According to the Marijuana Policy Project, three grams would be the smallest amount of any state that has decriminalized possession of marijuana. It is still a huge change to current laws. Until now, being caught with even a small amount of marijuana could land you in jail for up to 30 days and with fines of $1,000. Not to mention going on a person’s permanent record, with potentially life-altering effects.
FROM MEDICAL TO DECRIMINALIZATION: HAWAII SLOW TO PROGRESS
Back in 2000, Hawaii became the first state to legalize medical marijuana through state legislature. But medical and recreational are very different to Governor Ige, which is why he stated in a press conference in June that deciding whether or not to veto this bill was a “very tough call”.

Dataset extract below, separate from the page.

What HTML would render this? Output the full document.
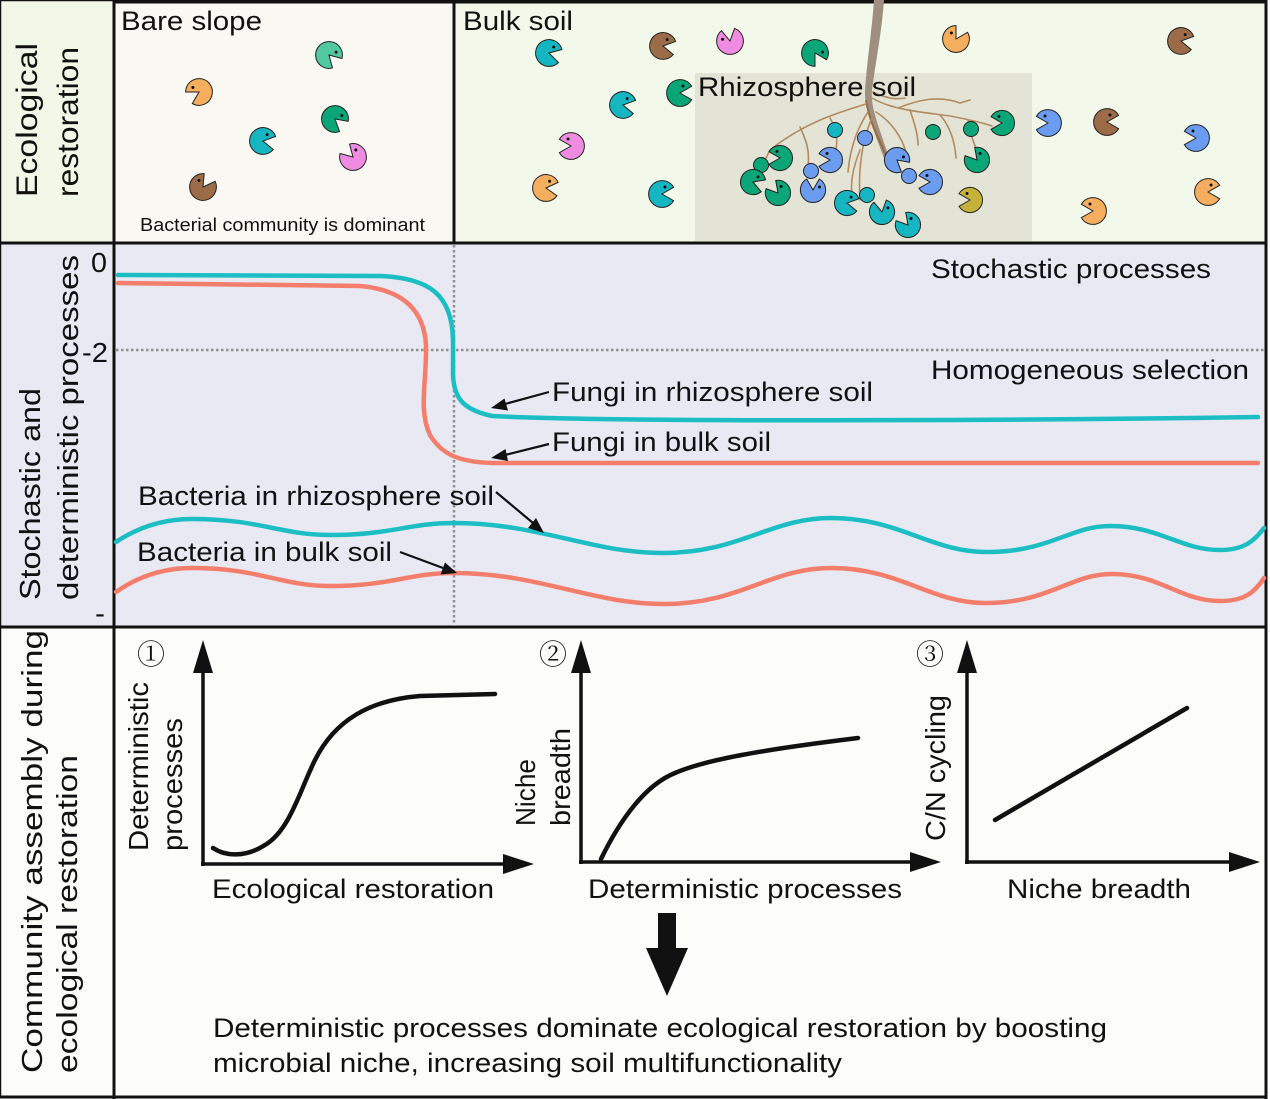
<!DOCTYPE html>
<html><head><meta charset="utf-8"><style>
html,body{margin:0;padding:0;background:#fff;}
svg{display:block;}
text{font-family:"Liberation Sans","Noto Sans CJK SC",sans-serif;fill:#111;}
.c{font-family:"Liberation Serif","Noto Serif CJK SC",serif;}
</style></head><body>
<svg width="1270" height="1099" viewBox="0 0 1270 1099" xmlns="http://www.w3.org/2000/svg">
<defs>
<g id="pac"><path d="M0,0 L11.6,6.7 A13.4,13.4 0 1 1 11.6,-6.7 Z" stroke="#222" stroke-width="1"/><circle cx="3" cy="-7" r="1.5" fill="#111"/></g>
<g id="pacs"><path d="M0,0 L11,6.3 A12.6,12.6 0 1 1 11,-6.3 Z" stroke="#222" stroke-width="1"/><circle cx="3" cy="-6.5" r="1.5" fill="#111"/></g>
</defs>
<!-- backgrounds -->
<rect x="0" y="0" width="1270" height="1099" fill="#ffffff"/>
<rect x="0" y="0" width="114" height="243" fill="#f2f8e8"/>
<rect x="0" y="243" width="114" height="384" fill="#e9e9f4"/>
<rect x="0" y="627" width="114" height="470" fill="#fcfcf8"/>
<rect x="114" y="2" width="340" height="241" fill="#f9f8f3"/>
<rect x="454" y="2" width="812" height="241" fill="#f3f9ea"/>
<rect x="114" y="243" width="1152" height="384" fill="#e9e9f4"/>
<rect x="114" y="627" width="1152" height="470" fill="#fcfcf8"/>
<rect x="695" y="73" width="337" height="168" fill="#e3e4d6"/>

<!-- borders -->
<g stroke="#111" fill="none">
<rect x="0.5" y="0.5" width="1266" height="1097" stroke-width="1.5"/>
<line x1="114" y1="0" x2="114" y2="1099" stroke-width="3"/>
<line x1="114" y1="2" x2="1267" y2="2" stroke-width="3"/>
<line x1="454" y1="0" x2="454" y2="243" stroke-width="3"/>
<line x1="1266" y1="0" x2="1266" y2="1099" stroke-width="3"/>
<line x1="0" y1="243" x2="1267" y2="243" stroke-width="3"/>
<line x1="0" y1="627" x2="1267" y2="627" stroke-width="3"/>
<line x1="0" y1="1097" x2="1267" y2="1097" stroke-width="3"/>
</g>

<!-- left labels -->
<text font-size="30" transform="translate(37,197) rotate(-90)" textLength="154" lengthAdjust="spacingAndGlyphs">Ecological</text>
<text font-size="30" transform="translate(78,197) rotate(-90)" textLength="150" lengthAdjust="spacingAndGlyphs">restoration</text>
<text font-size="29" transform="translate(40,600) rotate(-90)" textLength="212" lengthAdjust="spacingAndGlyphs">Stochastic and</text>
<text font-size="29" transform="translate(78,600) rotate(-90)" textLength="345" lengthAdjust="spacingAndGlyphs">deterministic processes</text>
<text font-size="29" transform="translate(42,1073) rotate(-90)" textLength="443" lengthAdjust="spacingAndGlyphs">Community assembly during</text>
<text font-size="29" transform="translate(77,1073) rotate(-90)" textLength="318" lengthAdjust="spacingAndGlyphs">ecological restoration</text>

<!-- top panel text -->
<text font-size="27" x="121" y="30" textLength="141" lengthAdjust="spacingAndGlyphs">Bare slope</text>
<text font-size="18" x="140" y="231" textLength="285" lengthAdjust="spacingAndGlyphs">Bacterial community is dominant</text>
<text font-size="27" x="463" y="30" textLength="110" lengthAdjust="spacingAndGlyphs">Bulk soil</text>

<!-- bare slope pacmen -->
<use href="#pac" transform="translate(329,55) rotate(45)" fill="#52c9a0"/>
<use href="#pac" transform="translate(199,92) rotate(150) scale(1,-1)" fill="#f5ad5e"/>
<use href="#pac" transform="translate(335,119) rotate(40)" fill="#0aa677"/>
<use href="#pac" transform="translate(263,141) rotate(10)" fill="#15b5c1"/>
<use href="#pac" transform="translate(353,157) rotate(-135) scale(1,-1)" fill="#ef8be0"/>
<use href="#pac" transform="translate(203,187) rotate(-55)" fill="#9c6b48"/>

<!-- bulk soil pacmen -->
<use href="#pac" transform="translate(549,53) rotate(15)" fill="#15b5c1"/>
<use href="#pac" transform="translate(663,46) rotate(10)" fill="#9c6b48"/>
<use href="#pac" transform="translate(730,41) rotate(-100)" fill="#ef8be0"/>
<use href="#pac" transform="translate(815,53) rotate(60)" fill="#0aa677"/>
<use href="#pac" transform="translate(956,39) rotate(-60)" fill="#f5ad5e"/>
<use href="#pac" transform="translate(1181,41) rotate(10)" fill="#9c6b48"/>
<use href="#pac" transform="translate(623,105) rotate(10)" fill="#15b5c1"/>
<use href="#pac" transform="translate(680,93) rotate(0)" fill="#0aa677"/>
<use href="#pac" transform="translate(571,146) rotate(180) scale(1,-1)" fill="#ef8be0"/>
<use href="#pac" transform="translate(546,188) rotate(5)" fill="#f5ad5e"/>
<use href="#pac" transform="translate(662,194) rotate(0)" fill="#15b5c1"/>
<use href="#pac" transform="translate(1048,123) rotate(180) scale(1,-1)" fill="#6b9cf0"/>
<use href="#pac" transform="translate(1107,122) rotate(0)" fill="#9c6b48"/>
<use href="#pac" transform="translate(1196,138) rotate(180) scale(1,-1)" fill="#6b9cf0"/>
<use href="#pac" transform="translate(1208,192) rotate(0)" fill="#f5ad5e"/>
<use href="#pac" transform="translate(1093,211) rotate(180) scale(1,-1)" fill="#f5ad5e"/>

<!-- root -->
<path d="M874,0 L884,0 C882,30 876,60 872,90 C870,105 878,125 890,160 L885,161 C873,128 864,108 865,90 C867,60 872,30 874,0 Z" fill="#a08f80"/>
<path d="M866,100 C870,125 880,140 888,160" stroke="#9a6a3e" stroke-width="2" fill="none"/>
<g stroke="#b48a5e" stroke-width="1.6" fill="none" stroke-linecap="round">
<path d="M866,104 C840,112 805,122 770,150 L764,162"/>
<path d="M800,127 C806,140 810,150 808,166"/>
<path d="M830,118 C836,128 838,138 836,150"/>
<path d="M868,112 C856,130 850,150 848,172"/>
<path d="M872,118 C862,140 858,170 860,200"/>
<path d="M860,150 C854,165 850,180 852,195"/>
<path d="M876,112 C892,122 902,138 906,152"/>
<path d="M872,98 C892,110 922,112 950,116 C966,119 980,122 992,126"/>
<path d="M898,108 C918,100 938,95 960,103 L970,100"/>
<path d="M940,115 C950,126 955,142 956,158"/>
<path d="M968,120 C970,135 976,150 982,160"/>
<path d="M910,110 C915,125 918,135 918,145"/>
<path d="M873,92 C885,98 895,100 905,98"/>
</g>
<text font-size="27" x="698" y="96" textLength="218" lengthAdjust="spacingAndGlyphs">Rhizosphere soil</text>

<!-- rhizosphere microbes -->
<g stroke="#222" stroke-width="1">
<circle cx="835" cy="130" r="7.5" fill="#15b5c1"/>
<circle cx="865" cy="138" r="7.5" fill="#6b9cf0"/>
<circle cx="933" cy="132" r="7.5" fill="#0aa677"/>
<circle cx="971" cy="129" r="7.5" fill="#0aa677"/>
<circle cx="761" cy="165" r="7.5" fill="#0aa677"/>
<circle cx="811" cy="171" r="7.5" fill="#6b9cf0"/>
<circle cx="909" cy="176" r="7.5" fill="#6b9cf0"/>
<circle cx="867" cy="195" r="7.5" fill="#15b5c1"/>
</g>
<use href="#pacs" transform="translate(1002,123) rotate(180) scale(1,-1)" fill="#0aa677"/>
<use href="#pacs" transform="translate(780,158) rotate(180) scale(1,-1)" fill="#0aa677"/>
<use href="#pacs" transform="translate(753,182) rotate(20)" fill="#0aa677"/>
<use href="#pacs" transform="translate(778,193) rotate(-130) scale(1,-1)" fill="#0aa677"/>
<use href="#pacs" transform="translate(830,160) rotate(180) scale(1,-1)" fill="#6b9cf0"/>
<use href="#pacs" transform="translate(813,190) rotate(-90) scale(1,-1)" fill="#6b9cf0"/>
<use href="#pacs" transform="translate(897,160) rotate(40)" fill="#6b9cf0"/>
<use href="#pacs" transform="translate(930,182) rotate(180) scale(1,-1)" fill="#6b9cf0"/>
<use href="#pacs" transform="translate(977,160) rotate(-130) scale(1,-1)" fill="#0aa677"/>
<use href="#pacs" transform="translate(970,200) rotate(180) scale(1,-1)" fill="#c5b23a"/>
<use href="#pacs" transform="translate(847,203) rotate(10)" fill="#15b5c1"/>
<use href="#pacs" transform="translate(882,212) rotate(-100) scale(1,-1)" fill="#15b5c1"/>
<use href="#pacs" transform="translate(908,225) rotate(-130) scale(1,-1)" fill="#15b5c1"/>

<!-- middle panel -->
<g stroke="#8f8f8f" stroke-width="2.5" stroke-dasharray="2.5,2.5" fill="none">
<line x1="116" y1="350" x2="1265" y2="350"/>
<line x1="454" y1="245" x2="454" y2="626"/>
</g>
<text font-size="28" x="91" y="272" textLength="16" lengthAdjust="spacingAndGlyphs">0</text>
<text font-size="28" x="82" y="362" textLength="26" lengthAdjust="spacingAndGlyphs">-2</text>
<text font-size="28" x="95" y="623" textLength="10" lengthAdjust="spacingAndGlyphs">-</text>

<text font-size="27" x="931" y="278" textLength="280" lengthAdjust="spacingAndGlyphs">Stochastic processes</text>
<text font-size="27" x="931" y="379" textLength="318" lengthAdjust="spacingAndGlyphs">Homogeneous selection</text>

<g fill="none" stroke-width="4.5" stroke-linecap="round">
<path d="M118,275 L380,276 C430,278 452,295 453,340 L453,375 C454,400 465,410 492,416 C600,422 1000,421 1258,417" stroke="#1cbec4"/>
<path d="M118,283 L360,286 C405,290 424,312 426,345 C427,380 418,410 430,435 C442,455 460,462 492,463 L1258,463" stroke="#f47e6c"/>
<path d="M116,542 C140,526 165,519 192,519 C260,519 280,535 331,535 C390,535 410,523 453,523 C540,523 590,553 663,553 C740,553 770,518 831,518 C900,518 930,552 987,552 C1050,552 1070,526 1110,526 C1160,526 1180,550 1220,550 C1245,550 1255,540 1264,528" stroke="#1cbec4"/>
<path d="M116,592 C140,575 165,568 192,568 C260,568 280,586 331,586 C390,586 410,573 453,573 C540,573 590,604 665,604 C740,604 770,568 831,568 C900,568 930,603 985,603 C1050,603 1070,574 1112,574 C1160,574 1180,601 1220,601 C1245,601 1255,592 1264,578" stroke="#f47e6c"/>
</g>

<text font-size="27" x="552" y="401" textLength="321" lengthAdjust="spacingAndGlyphs">Fungi in rhizosphere soil</text>
<text font-size="27" x="552" y="451" textLength="219" lengthAdjust="spacingAndGlyphs">Fungi in bulk soil</text>
<text font-size="27" x="138" y="505" textLength="356" lengthAdjust="spacingAndGlyphs">Bacteria in rhizosphere soil</text>
<text font-size="27" x="137" y="561" textLength="255" lengthAdjust="spacingAndGlyphs">Bacteria in bulk soil</text>

<g stroke="#111" stroke-width="2.2">
<line x1="549" y1="392" x2="505" y2="404"/>
<line x1="549" y1="444" x2="505" y2="455"/>
<line x1="496" y1="492" x2="533" y2="523"/>
<line x1="400" y1="552" x2="443" y2="568"/>
</g>
<g fill="#111">
<polygon points="491,408 508,410.5 504.5,398.5"/>
<polygon points="491,458 508,461 505.5,449"/>
<polygon points="544,533 528,528 536,518"/>
<polygon points="457,573 440.5,574.5 445,562.5"/>
</g>

<!-- bottom panel: subplot 1 -->
<text class="c" font-size="28" x="137" y="664">①</text>
<g stroke="#111" stroke-width="3.5" fill="none">
<line x1="203" y1="866" x2="203" y2="668"/>
<line x1="201" y1="864" x2="506" y2="864"/>
<path d="M213,848 C225,856 245,858 265,845 C290,830 300,790 315,760 C335,720 370,700 420,696 L495,694" stroke-width="4.5" stroke-linecap="round"/>
</g>
<polygon points="203,640 193,673 213,673" fill="#111"/>
<polygon points="534,864 503,854 503,874" fill="#111"/>
<text font-size="28" transform="translate(148,851) rotate(-90)" textLength="169" lengthAdjust="spacingAndGlyphs">Deterministic</text>
<text font-size="28" transform="translate(182,851) rotate(-90)" textLength="133" lengthAdjust="spacingAndGlyphs">processes</text>
<text font-size="27" x="212" y="898" textLength="282" lengthAdjust="spacingAndGlyphs">Ecological restoration</text>

<!-- subplot 2 -->
<text class="c" font-size="28" x="539" y="664">②</text>
<g stroke="#111" stroke-width="3.5" fill="none">
<line x1="581" y1="864" x2="581" y2="668"/>
<line x1="579" y1="862" x2="912" y2="862"/>
<path d="M601,859 C620,820 645,785 675,773 C705,760 760,750 858,738" stroke-width="4.5" stroke-linecap="round"/>
</g>
<polygon points="581,640 571,673 591,673" fill="#111"/>
<polygon points="941,862 910,852 910,872" fill="#111"/>
<text font-size="28" transform="translate(535,826) rotate(-90)" textLength="67" lengthAdjust="spacingAndGlyphs">Niche</text>
<text font-size="28" transform="translate(570,826) rotate(-90)" textLength="98" lengthAdjust="spacingAndGlyphs">breadth</text>
<text font-size="27" x="588" y="898" textLength="314" lengthAdjust="spacingAndGlyphs">Deterministic processes</text>

<!-- subplot 3 -->
<text class="c" font-size="28" x="916" y="664">③</text>
<g stroke="#111" stroke-width="3.5" fill="none">
<line x1="967" y1="864" x2="967" y2="668"/>
<line x1="965" y1="862" x2="1230" y2="862"/>
<line x1="995" y1="820" x2="1187" y2="708" stroke-width="4.5" stroke-linecap="round"/>
</g>
<polygon points="967,640 957,673 977,673" fill="#111"/>
<polygon points="1260,862 1229,852 1229,872" fill="#111"/>
<text font-size="28" transform="translate(945,841) rotate(-90)" textLength="146" lengthAdjust="spacingAndGlyphs">C/N cycling</text>
<text font-size="27" x="1007" y="898" textLength="184" lengthAdjust="spacingAndGlyphs">Niche breadth</text>

<!-- big arrow -->
<polygon points="658,913 676,913 676,948 688,948 667,996 646,948 658,948" fill="#111"/>

<text font-size="27" x="213" y="1037" textLength="894" lengthAdjust="spacingAndGlyphs">Deterministic processes dominate ecological restoration by boosting</text>
<text font-size="27" x="213" y="1072" textLength="629" lengthAdjust="spacingAndGlyphs">microbial niche, increasing soil multifunctionality</text>
</svg>
</body></html>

Governor Ige seems to have reservations about recreational use though, and fears it may hurt the medical marijuana dispensary system in Hawaii. This came out earlier this year when a bill that would have legalized recreational use for adults in Hawaii was squashed when lawmakers missed a key deadline.
For Governor Ige, it seems progress is slow but steady. In 2018, he signed HB 2729, a reciprocity bill into law. The law allows patients visiting Hawaii to use medical marijuana if they are registered in another state where it’s legal. One year before that, Hawaii’s first dispensaries opened up and began serving patients.
So while to some this measure feels bittersweet, it’s still a huge accomplishment, as now the majority of states have decriminalized marijuana. To date, 11 states have legalized recreational marijuana use, along with the District of Columbia. For Hawaii, this is definitely a step in the right direction.